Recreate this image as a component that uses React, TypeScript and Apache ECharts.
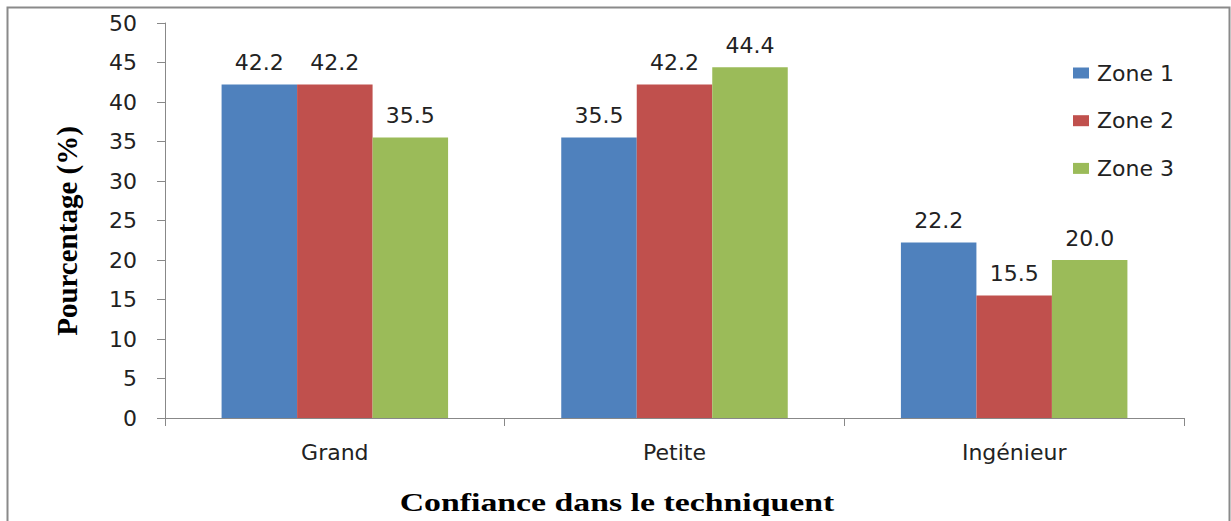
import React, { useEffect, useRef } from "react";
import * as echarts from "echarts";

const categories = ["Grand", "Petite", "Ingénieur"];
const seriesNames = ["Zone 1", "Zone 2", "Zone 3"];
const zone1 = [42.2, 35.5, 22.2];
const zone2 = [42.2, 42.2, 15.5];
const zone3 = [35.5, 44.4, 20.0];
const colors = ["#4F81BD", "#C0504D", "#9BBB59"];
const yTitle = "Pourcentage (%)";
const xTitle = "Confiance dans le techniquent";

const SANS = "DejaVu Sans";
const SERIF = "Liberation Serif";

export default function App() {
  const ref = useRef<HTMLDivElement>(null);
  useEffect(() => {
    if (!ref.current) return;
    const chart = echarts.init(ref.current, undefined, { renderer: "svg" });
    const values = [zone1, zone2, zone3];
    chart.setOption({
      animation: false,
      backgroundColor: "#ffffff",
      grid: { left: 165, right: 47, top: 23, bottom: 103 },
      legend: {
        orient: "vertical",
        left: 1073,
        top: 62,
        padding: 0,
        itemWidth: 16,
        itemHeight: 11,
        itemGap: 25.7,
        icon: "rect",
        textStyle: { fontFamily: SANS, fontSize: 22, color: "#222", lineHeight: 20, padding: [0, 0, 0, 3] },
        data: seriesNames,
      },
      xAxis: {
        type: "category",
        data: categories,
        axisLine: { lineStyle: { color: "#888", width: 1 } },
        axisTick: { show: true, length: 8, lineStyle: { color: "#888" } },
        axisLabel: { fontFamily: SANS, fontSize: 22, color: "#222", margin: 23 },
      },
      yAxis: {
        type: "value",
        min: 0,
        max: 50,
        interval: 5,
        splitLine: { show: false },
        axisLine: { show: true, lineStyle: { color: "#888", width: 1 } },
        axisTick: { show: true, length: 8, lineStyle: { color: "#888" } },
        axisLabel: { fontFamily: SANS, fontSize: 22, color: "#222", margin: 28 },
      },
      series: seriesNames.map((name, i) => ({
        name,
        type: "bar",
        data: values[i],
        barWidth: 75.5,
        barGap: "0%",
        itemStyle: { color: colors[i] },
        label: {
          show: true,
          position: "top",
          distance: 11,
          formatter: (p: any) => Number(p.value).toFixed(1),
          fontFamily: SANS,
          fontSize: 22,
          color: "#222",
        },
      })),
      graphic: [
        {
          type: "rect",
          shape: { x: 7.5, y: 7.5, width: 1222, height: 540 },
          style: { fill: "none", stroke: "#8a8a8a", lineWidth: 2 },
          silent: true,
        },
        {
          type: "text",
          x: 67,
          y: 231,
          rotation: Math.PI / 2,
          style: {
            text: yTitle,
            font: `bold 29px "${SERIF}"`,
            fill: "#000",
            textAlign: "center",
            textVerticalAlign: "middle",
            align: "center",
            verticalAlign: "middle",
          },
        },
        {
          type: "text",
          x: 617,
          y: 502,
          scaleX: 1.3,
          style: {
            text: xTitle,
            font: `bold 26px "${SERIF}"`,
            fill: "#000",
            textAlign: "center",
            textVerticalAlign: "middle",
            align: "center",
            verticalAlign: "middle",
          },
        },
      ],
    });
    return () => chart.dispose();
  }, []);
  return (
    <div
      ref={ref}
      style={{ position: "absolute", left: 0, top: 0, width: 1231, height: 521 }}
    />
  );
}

:: EXERCISE DIRECTIONS ::
Where a line holds "React", copy it out.

:: OUTPUT FOR THIS EXERCISE ::
Recreate this image as a component that uses React, TypeScript and Apache ECharts.
import React, { useEffect, useRef } from "react";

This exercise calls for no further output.